### Your task
Retype word for word the first line of the listing and each line after it up to the line with "Rc, Rr = (778, 249), 179", with the pictures taken out.

"""

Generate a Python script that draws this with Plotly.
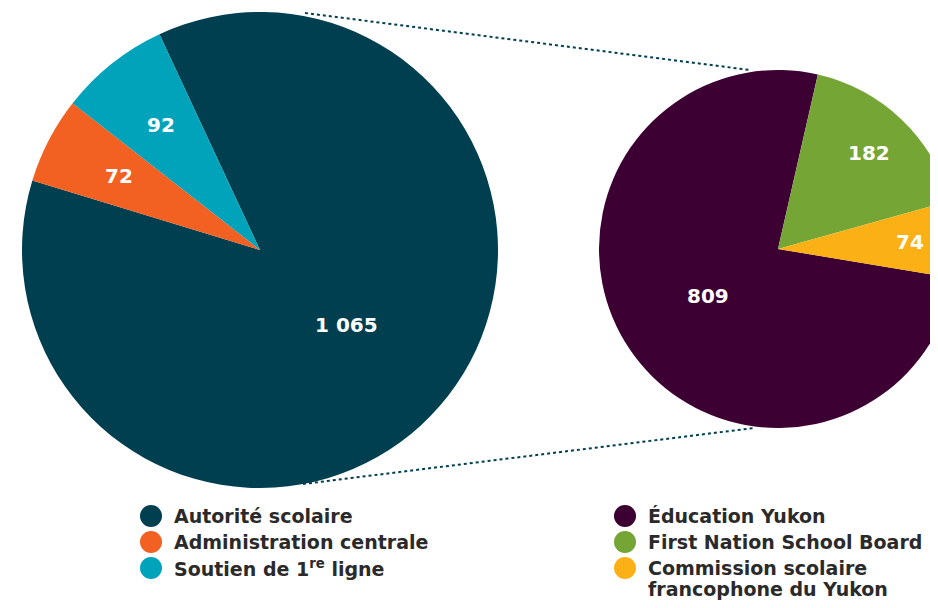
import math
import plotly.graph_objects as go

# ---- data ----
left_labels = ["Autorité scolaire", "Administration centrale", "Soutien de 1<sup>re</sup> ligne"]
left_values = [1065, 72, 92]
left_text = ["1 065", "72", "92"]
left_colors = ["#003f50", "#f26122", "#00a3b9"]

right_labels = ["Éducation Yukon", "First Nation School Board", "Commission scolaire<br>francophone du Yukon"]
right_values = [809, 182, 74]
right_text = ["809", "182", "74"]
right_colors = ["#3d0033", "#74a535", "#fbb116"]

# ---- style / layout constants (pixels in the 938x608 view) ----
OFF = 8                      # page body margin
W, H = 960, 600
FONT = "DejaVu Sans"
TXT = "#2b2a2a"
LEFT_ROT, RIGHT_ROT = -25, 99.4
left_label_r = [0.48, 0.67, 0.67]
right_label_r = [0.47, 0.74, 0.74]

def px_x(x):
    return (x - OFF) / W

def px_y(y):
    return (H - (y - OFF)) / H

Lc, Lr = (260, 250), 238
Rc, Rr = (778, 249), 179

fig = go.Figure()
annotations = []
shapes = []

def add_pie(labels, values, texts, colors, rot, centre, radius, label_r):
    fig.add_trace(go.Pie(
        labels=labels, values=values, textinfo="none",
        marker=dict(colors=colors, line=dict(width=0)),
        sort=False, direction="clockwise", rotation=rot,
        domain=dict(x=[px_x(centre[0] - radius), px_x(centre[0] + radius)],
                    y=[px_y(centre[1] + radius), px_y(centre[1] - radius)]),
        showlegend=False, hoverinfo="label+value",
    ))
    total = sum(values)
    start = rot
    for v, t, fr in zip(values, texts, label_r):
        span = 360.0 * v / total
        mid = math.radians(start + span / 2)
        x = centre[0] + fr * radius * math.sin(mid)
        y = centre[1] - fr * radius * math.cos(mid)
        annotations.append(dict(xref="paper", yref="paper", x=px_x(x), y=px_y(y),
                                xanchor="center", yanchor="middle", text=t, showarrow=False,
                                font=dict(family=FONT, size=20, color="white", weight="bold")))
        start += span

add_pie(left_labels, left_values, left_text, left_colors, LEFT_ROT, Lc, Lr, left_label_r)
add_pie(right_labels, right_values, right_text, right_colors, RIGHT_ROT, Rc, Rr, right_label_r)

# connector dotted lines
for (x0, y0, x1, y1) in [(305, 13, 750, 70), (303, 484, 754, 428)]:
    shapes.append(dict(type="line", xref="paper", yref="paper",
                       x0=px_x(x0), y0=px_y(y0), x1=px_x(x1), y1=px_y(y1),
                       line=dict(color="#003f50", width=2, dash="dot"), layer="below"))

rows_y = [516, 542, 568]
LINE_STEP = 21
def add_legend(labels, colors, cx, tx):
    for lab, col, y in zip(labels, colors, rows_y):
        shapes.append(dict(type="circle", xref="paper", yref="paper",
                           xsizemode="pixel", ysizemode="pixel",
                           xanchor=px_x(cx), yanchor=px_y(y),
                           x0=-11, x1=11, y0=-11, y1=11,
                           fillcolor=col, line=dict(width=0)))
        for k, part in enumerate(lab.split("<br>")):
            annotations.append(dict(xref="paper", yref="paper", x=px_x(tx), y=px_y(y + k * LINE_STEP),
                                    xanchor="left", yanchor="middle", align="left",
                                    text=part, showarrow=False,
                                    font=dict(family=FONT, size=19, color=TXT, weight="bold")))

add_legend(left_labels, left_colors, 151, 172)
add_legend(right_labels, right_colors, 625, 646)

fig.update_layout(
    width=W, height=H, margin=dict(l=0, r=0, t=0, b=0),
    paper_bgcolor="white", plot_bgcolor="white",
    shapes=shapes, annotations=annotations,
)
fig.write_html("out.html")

"""

### Response for this exercise
Generate a Python script that draws this with Plotly.
import math
import plotly.graph_objects as go

# ---- data ----
left_labels = ["Autorité scolaire", "Administration centrale", "Soutien de 1<sup>re</sup> ligne"]
left_values = [1065, 72, 92]
left_text = ["1 065", "72", "92"]
left_colors = ["#003f50", "#f26122", "#00a3b9"]

right_labels = ["Éducation Yukon", "First Nation School Board", "Commission scolaire<br>francophone du Yukon"]
right_values = [809, 182, 74]
right_text = ["809", "182", "74"]
right_colors = ["#3d0033", "#74a535", "#fbb116"]

# ---- style / layout constants (pixels in the 938x608 view) ----
OFF = 8                      # page body margin
W, H = 960, 600
FONT = "DejaVu Sans"
TXT = "#2b2a2a"
LEFT_ROT, RIGHT_ROT = -25, 99.4
left_label_r = [0.48, 0.67, 0.67]
right_label_r = [0.47, 0.74, 0.74]

def px_x(x):
    return (x - OFF) / W

def px_y(y):
    return (H - (y - OFF)) / H

Lc, Lr = (260, 250), 238
Rc, Rr = (778, 249), 179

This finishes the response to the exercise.